批处理示例#

下面的一些示例程序展示了 Flink 从简单的 WordCount 到图计算的不同应用。代码示例演示了 Flink 的 DataSet API 的使用。
可以在 Flink 源码库的 flink-examples-batchflink-examples-streaming 模块中找到以下和更多示例的完整源代码。

如何运行示例#

为了运行 Flink 示例,假设你有一个正在运行的 Flink 实例。你可以在导航中的“快速起步”和“建立工程”选项卡了解启动 Flink 的各种方法。

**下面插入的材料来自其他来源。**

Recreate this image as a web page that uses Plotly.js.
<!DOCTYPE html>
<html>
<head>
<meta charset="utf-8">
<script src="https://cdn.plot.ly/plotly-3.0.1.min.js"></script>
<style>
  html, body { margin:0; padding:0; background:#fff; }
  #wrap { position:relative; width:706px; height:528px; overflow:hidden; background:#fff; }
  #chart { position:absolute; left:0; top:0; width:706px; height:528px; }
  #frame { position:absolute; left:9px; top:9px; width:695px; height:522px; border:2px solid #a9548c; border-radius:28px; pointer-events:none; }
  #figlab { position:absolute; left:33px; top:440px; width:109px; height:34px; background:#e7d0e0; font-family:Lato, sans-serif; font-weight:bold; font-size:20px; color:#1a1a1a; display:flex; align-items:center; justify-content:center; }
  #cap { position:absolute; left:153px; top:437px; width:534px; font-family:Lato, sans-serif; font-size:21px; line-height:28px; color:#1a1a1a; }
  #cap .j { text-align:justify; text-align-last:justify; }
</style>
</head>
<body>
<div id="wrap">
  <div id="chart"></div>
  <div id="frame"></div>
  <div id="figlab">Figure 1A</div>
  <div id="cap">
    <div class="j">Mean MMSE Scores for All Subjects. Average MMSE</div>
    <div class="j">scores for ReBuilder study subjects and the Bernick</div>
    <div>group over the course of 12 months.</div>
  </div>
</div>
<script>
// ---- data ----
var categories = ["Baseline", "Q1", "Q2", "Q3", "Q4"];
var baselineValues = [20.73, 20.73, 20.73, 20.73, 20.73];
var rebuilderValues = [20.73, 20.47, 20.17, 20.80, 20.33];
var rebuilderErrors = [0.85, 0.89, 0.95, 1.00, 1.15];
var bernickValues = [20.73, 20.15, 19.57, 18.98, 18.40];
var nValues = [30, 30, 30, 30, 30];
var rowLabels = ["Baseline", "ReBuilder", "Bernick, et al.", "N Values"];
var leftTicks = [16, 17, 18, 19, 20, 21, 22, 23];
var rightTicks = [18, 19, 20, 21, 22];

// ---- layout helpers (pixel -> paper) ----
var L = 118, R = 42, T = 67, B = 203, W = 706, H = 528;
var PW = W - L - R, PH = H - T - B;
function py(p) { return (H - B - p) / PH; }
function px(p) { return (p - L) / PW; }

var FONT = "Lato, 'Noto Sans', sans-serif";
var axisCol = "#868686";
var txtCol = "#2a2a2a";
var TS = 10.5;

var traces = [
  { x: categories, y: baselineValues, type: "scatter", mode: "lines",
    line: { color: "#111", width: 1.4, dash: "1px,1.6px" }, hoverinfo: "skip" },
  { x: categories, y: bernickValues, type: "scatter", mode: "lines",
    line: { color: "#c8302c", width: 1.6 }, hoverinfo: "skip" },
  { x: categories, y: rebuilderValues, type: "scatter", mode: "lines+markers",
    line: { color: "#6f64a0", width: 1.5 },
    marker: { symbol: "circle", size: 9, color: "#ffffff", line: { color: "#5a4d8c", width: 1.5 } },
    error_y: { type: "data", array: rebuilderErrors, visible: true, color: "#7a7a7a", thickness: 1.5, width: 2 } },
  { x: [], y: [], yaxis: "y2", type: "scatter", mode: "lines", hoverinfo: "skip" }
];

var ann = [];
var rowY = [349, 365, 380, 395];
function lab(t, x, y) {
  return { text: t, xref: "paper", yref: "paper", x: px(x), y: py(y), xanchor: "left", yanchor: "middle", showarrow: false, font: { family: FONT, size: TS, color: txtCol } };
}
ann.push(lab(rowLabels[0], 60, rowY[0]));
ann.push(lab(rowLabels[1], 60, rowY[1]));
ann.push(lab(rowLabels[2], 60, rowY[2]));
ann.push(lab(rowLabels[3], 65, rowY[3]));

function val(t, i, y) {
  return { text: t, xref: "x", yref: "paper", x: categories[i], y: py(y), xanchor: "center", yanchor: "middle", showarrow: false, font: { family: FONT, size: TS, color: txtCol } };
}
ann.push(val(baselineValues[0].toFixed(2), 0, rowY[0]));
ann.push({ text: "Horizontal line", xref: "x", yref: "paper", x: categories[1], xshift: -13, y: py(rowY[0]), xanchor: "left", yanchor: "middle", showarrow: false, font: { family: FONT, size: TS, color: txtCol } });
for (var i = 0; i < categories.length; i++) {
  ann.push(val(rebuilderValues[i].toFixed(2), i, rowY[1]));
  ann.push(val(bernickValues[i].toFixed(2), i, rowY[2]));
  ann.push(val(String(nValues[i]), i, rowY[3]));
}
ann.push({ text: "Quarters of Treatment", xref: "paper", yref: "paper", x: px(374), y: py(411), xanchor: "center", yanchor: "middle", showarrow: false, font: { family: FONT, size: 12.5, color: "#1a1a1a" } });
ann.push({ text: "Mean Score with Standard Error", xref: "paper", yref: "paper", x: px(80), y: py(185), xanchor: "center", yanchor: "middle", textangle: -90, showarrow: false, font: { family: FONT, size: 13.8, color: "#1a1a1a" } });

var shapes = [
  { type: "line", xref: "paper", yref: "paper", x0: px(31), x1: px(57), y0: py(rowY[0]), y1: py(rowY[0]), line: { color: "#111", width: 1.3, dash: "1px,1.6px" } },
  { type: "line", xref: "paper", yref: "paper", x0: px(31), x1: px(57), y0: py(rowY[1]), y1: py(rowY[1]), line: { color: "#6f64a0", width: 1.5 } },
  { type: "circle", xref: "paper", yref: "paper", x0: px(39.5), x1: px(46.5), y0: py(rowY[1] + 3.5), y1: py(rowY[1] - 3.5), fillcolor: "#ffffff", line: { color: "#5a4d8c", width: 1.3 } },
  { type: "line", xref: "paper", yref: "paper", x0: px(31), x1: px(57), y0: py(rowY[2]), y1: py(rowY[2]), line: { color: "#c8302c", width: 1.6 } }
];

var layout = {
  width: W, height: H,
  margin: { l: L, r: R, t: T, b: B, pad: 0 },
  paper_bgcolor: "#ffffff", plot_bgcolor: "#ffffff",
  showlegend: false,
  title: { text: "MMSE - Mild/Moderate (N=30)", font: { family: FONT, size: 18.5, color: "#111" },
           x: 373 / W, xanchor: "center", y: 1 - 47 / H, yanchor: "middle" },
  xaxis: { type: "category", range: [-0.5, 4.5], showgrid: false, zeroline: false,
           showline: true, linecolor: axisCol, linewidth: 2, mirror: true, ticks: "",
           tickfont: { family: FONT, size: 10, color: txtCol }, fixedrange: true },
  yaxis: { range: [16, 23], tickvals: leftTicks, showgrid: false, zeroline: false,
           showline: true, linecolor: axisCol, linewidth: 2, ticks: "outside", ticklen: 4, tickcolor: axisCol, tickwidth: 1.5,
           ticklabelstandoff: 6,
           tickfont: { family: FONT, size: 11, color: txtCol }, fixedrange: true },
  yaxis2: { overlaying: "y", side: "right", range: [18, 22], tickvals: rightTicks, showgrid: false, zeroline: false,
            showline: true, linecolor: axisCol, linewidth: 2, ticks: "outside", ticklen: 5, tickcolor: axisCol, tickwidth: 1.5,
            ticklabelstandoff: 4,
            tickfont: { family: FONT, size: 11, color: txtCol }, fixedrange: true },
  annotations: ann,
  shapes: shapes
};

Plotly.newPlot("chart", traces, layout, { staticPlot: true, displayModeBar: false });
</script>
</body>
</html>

最简单的方法是运行 ./bin/start-cluster.sh 脚本,默认情况下会启动一个带有一个 JobManager 和一个 TaskManager 的本地集群。
Flink 的 binary 版本资源包下有一个 examples 目录,里面有这个页面上每个示例的 jar 文件。
要运行 WordCount 示例,请先执行以下命令:

./bin/flink run ./examples/batch/WordCount.jar

其他示例也可以用类似的方法启动。
需要注意,此处的很多例子中由于使用内置数据,不传入任何参数就可以运行。如果你要使用实际数据运行 WordCount,必须指明数据的输入、输出路径:

./bin/flink run ./examples/batch/WordCount.jar --input /path/to/some/text/data --output /path/to/result

请注意,如果使用非本地文件系统存储需要指明文件系统,例如:hdfs://

Word Count#

WordCount 是大数据处理系统的“Hello World”。它可以计算文本集合中单词出现的频率。 该算法分两步完成:首先,将文本分成单词;其次,对单词进行分组和统计。

Java

ExecutionEnvironment env = ExecutionEnvironment.getExecutionEnvironment();

DataSet<String> text = env.readTextFile("/path/to/file");

DataSet<Tuple2<String, Integer>> counts =
        // split up the lines in pairs (2-tuples) containing: (word,1)
        text.flatMap(new Tokenizer())
        // group by the tuple field "0" and sum up tuple field "1"
        .groupBy(0)
        .sum(1);

counts.writeAsCsv(outputPath, "\n", " ");

// User-defined functions
public static class Tokenizer implements FlatMapFunction<String, Tuple2<String, Integer>> {

    @Override
    public void flatMap(String value, Collector<Tuple2<String, Integer>> out) {
        // normalize and split the line
        String[] tokens = value.toLowerCase().split("\\W+");

        // emit the pairs
        for (String token : tokens) {
            if (token.length() > 0) {
                out.collect(new Tuple2<String, Integer>(token, 1));
            }   
        }
    }
}

{% gh_link /flink-examples/flink-examples-batch/src/main/java/org/apache/flink/examples/java/wordcount/WordCount.java "WordCount 示例" %}实现了上述算法, 它需要以下参数来运行: --input <path> --output <path>。可以统计任何文本文件。

Scala

val env = ExecutionEnvironment.getExecutionEnvironment

// get input data
val text = env.readTextFile("/path/to/file")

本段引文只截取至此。